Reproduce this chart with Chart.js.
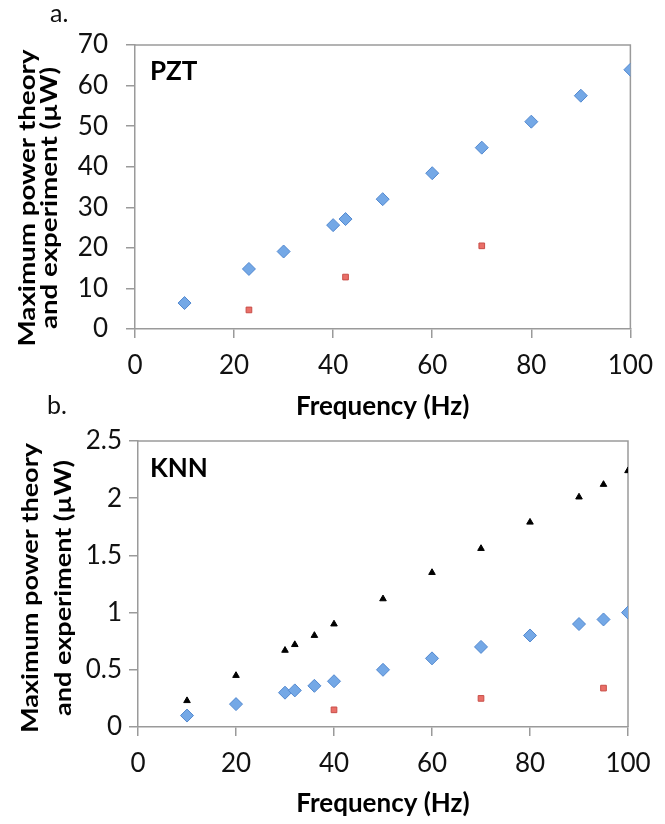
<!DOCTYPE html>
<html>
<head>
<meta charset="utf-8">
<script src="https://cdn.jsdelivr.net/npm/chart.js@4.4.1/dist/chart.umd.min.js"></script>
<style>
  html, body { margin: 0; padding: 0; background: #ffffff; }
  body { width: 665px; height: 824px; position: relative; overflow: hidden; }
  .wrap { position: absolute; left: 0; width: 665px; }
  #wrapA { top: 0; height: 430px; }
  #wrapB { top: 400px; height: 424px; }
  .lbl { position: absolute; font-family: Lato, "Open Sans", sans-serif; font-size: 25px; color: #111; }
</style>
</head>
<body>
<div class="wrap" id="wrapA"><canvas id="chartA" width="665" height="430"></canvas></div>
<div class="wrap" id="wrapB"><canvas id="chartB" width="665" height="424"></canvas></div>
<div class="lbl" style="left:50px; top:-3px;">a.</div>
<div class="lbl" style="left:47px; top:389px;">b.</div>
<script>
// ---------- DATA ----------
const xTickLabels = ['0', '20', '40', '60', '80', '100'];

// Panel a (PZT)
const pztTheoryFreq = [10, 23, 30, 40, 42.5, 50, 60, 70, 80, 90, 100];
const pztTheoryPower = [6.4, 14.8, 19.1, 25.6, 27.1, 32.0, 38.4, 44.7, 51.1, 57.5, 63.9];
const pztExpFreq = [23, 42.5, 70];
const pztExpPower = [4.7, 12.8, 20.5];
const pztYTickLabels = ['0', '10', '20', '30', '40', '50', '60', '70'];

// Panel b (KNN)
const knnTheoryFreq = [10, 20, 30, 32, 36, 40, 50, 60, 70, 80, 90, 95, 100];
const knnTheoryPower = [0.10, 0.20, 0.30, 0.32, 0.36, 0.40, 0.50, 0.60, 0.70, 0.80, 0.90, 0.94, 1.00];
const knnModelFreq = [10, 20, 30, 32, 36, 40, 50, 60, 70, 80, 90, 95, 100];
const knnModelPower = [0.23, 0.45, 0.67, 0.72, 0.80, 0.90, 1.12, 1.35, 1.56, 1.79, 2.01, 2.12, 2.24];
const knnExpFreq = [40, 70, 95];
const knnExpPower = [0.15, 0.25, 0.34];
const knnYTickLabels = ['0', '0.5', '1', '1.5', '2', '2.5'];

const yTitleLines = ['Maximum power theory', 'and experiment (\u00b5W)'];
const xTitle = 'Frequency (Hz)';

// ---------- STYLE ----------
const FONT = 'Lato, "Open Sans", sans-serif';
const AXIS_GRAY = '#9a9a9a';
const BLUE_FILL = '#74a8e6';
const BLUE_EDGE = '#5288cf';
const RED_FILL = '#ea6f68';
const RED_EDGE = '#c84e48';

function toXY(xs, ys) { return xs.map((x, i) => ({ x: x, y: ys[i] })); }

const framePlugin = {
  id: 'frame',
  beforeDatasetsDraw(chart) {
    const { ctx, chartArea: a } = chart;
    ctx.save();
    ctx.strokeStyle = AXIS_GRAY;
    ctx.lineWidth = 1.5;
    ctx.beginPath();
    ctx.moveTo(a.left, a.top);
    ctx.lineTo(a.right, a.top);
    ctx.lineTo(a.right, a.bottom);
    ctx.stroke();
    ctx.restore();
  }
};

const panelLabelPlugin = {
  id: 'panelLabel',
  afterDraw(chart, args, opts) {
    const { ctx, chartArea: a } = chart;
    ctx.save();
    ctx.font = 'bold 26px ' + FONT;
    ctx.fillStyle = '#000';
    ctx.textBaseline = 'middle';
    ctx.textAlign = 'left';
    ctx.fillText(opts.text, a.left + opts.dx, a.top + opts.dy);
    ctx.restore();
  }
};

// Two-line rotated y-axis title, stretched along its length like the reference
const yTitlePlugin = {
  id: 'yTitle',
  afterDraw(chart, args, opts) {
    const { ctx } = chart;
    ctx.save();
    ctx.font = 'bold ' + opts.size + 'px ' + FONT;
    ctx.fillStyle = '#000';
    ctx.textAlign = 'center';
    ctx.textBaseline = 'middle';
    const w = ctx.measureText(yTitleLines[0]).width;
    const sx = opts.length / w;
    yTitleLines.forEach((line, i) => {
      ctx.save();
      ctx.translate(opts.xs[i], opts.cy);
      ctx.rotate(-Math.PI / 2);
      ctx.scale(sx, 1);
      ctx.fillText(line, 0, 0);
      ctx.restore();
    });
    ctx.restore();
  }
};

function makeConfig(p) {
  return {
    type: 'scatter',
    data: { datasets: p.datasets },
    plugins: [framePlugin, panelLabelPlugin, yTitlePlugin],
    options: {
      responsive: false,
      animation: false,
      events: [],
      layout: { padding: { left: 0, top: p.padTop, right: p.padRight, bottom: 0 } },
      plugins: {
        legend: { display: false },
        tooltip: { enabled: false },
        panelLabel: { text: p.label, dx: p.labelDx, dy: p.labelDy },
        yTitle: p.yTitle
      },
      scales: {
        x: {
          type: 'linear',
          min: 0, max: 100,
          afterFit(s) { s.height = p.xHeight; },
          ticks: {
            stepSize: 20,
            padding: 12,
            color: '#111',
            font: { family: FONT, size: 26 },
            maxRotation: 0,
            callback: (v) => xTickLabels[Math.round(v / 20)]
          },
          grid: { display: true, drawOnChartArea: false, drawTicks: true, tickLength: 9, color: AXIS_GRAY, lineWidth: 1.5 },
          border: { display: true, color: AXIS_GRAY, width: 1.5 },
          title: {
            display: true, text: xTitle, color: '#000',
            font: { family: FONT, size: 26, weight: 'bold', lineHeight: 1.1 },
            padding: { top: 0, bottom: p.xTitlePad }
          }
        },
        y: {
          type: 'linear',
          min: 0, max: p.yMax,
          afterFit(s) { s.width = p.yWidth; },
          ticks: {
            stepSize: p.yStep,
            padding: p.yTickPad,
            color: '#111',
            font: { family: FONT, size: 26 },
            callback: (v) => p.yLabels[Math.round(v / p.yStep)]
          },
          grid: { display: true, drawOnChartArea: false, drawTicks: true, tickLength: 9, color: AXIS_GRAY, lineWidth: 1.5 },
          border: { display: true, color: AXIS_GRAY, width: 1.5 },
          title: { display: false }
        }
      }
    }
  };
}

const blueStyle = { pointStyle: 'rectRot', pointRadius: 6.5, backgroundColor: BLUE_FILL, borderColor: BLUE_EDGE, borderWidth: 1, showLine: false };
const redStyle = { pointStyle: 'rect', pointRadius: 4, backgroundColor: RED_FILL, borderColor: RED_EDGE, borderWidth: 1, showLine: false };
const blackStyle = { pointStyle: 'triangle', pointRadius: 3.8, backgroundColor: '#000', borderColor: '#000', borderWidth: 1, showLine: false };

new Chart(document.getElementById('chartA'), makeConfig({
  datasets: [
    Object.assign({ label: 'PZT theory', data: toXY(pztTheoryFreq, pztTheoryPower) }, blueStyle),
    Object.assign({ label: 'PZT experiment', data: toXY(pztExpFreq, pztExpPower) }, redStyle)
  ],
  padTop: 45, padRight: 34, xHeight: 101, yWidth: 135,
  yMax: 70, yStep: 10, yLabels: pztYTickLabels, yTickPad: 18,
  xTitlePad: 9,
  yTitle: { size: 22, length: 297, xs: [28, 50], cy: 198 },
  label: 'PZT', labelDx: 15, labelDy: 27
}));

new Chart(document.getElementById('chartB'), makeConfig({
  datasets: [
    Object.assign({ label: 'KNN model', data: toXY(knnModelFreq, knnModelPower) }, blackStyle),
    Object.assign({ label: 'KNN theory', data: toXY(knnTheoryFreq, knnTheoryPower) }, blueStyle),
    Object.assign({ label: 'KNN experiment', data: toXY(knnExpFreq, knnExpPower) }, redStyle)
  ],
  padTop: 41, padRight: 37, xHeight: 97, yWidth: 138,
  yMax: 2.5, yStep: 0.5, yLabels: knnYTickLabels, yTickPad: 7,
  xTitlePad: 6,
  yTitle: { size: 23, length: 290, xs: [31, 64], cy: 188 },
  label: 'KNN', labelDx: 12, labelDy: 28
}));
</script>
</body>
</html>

++++++++++++++++++++

* Your goal
Pictures are excluded; extract exactly the lines from the start of the data through the line that holds "const xTickLabels = ['0', '20', '40', '60', '80', '100'];", both ends included.

* Reply
Reproduce this chart with Chart.js.
<!DOCTYPE html>
<html>
<head>
<meta charset="utf-8">
<script src="https://cdn.jsdelivr.net/npm/chart.js@4.4.1/dist/chart.umd.min.js"></script>
<style>
  html, body { margin: 0; padding: 0; background: #ffffff; }
  body { width: 665px; height: 824px; position: relative; overflow: hidden; }
  .wrap { position: absolute; left: 0; width: 665px; }
  #wrapA { top: 0; height: 430px; }
  #wrapB { top: 400px; height: 424px; }
  .lbl { position: absolute; font-family: Lato, "Open Sans", sans-serif; font-size: 25px; color: #111; }
</style>
</head>
<body>
<div class="wrap" id="wrapA"><canvas id="chartA" width="665" height="430"></canvas></div>
<div class="wrap" id="wrapB"><canvas id="chartB" width="665" height="424"></canvas></div>
<div class="lbl" style="left:50px; top:-3px;">a.</div>
<div class="lbl" style="left:47px; top:389px;">b.</div>
<script>
// ---------- DATA ----------
const xTickLabels = ['0', '20', '40', '60', '80', '100'];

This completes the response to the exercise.